It was before the festival of the Passover, and Jesus knew that the hour had come for him to pass from this world to the Father. He had always loved those who were his in the world, but now he showed how perfect his love was.
They were at supper, and the devil had already put it into the mind of Judas Iscariot son of Simon, to betray him. Jesus knew that the Father had put everything into his hands, and that he had come from God and was returning to God, and he got up from table, removed his outer garment and, taking a towel, wrapped it round his waist; he then poured water into a basin and began to wash the disciples’ feet and to wipe them with the towel he was wearing.
He came to Simon Peter, who said to him, ‘Lord, are you going to wash my feet?’ Jesus answered, ‘At the moment you do not know what I am doing, but later you will understand.’ ‘Never!’ said Peter. ‘You shall never wash my feet.’ Jesus replied, ‘If I do not wash you, you can have nothing in common with me.’ ‘Then, Lord,’ said Simon Peter, ‘not only my feet, but my hands and my head as well!’ Jesus said, ‘No one who has taken a bath needs washing, he is clean all over. You too are clean, though not all of you are.’ He knew who was going to betray him, that was why he said, ‘though not all of you are.’
When he had washed their feet and put on his clothes again he went back to the table. ‘Do you understand’ he said ‘what I have done to you? You call me Master and Lord, and rightly; so I am. If I, then, the Lord and Master, have washed your feet, you should wash each other’s feet. I have given you an example so that you may copy what I have done to you.’
As we reflect on the reading of the Last Supper according to John, let us consider these quotes from the Servant of God’s homilies on the Eucharist.
The ultimate measure consists in the most intimate union with us …

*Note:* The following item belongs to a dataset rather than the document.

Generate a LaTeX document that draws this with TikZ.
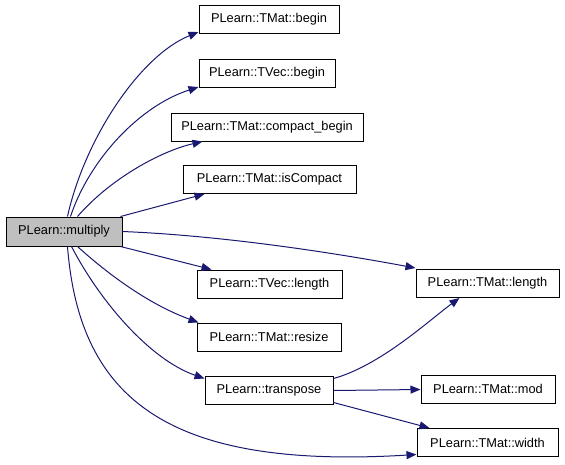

… in the Eucharist, he unites himself with each one of us …
… that Jesus, of Bethlehem, of Nazareth, in his public life, in his passion and death, in his glory: he is with us, and your heart beats are his.
That which Jesus does to unite himself to us.
… we have our God so close to us in the Blessed Sacrament of the altar not figuratively, or as a shadow, but in reality
… like a king among his subjects, like a father among his beloved children – like a shepherd among his sheep …
… opted to be with us …
In the Eucharist and Communion, our soul becomes one with the soul of Jesus, his spirit becomes one with our spirit.”
… remains in me and I in him … lives in eternity.
… Jesus is with us …
… I am with you …
… the Wisdom incarnate lives with us in the tabernacle.
… Jesus … continually yearns to be united with us.
… a king who visits his subjects …
Other De Piro quotations about Jesus who becomes personally one with us in the Eucharist are longer:
‘I am with you always, to the end of the age’ (Mt 28:20) I am with you till the end of time. St. Augustine holds that the Eucharist is the extension of the Incarnation; thus the Eucharist has the same objective of the Incarnation, the passion and death of Our Lord. Indeed, the Eucharist is the fulfilment of the Incarnation. This objective is divinely expressed in the Creed that we proclaim during Mass: in it we say that the Son of God came down from heaven and became man. ‘For us men and for our salvation.’ In another place Jesus himself says: I came so that you may have life, and this in abundance.
… Communion is the most intimate union that a creature can have with God. The Eucharist’s ultimate aim is our union with God … Only the Eucharist has union as its immediate objective.
He becomes part of our body, as blood or bone.; he becomes part of our mind with which we think, and part of our heart with which we love. This is how our union with Jesus is achieved in the Eucharist; in this case it is Jesus who attracts us to him and he assimilates us as it is the stronger that assimilates the weaker element. It is precisely because of this that at Communion each of us can repeat with St Paul: ‘I live, yet not me, but Jesus lives in me’…
Now fire acts in a way as to transform everything it attaches to into itself. The effects produced depend on the objects that are burnt, e.g. it warms, boils, makes water evaporate, dries, flares up, chars, incinerates wood, makes red-hot, softens and liquefies iron.
Let us now apply this to what we have been saying. In the Eucharist this fire of divine love inflames all those who, through Communion, get closer to Him and submit themselves to his action.
It is that same Jesus who, a few hours before dying, has instituted this sacrament surrounded by his disciples, and changed the substance of bread and wine into his precious body and blood so that he could remain with us; indeed, his presence is to be with us ‘My delights were to be with the children of men’ (cf Prov 8:31)
He acts like a father who donates himself completely to his children; or like a shepherd who after giving his life for his sheep, keep on feeding them with his flesh. Since the ultimate degree of love is the union of the lover and the loved one, there is no greater intimacy than that between Jesus and a person who receives Communion.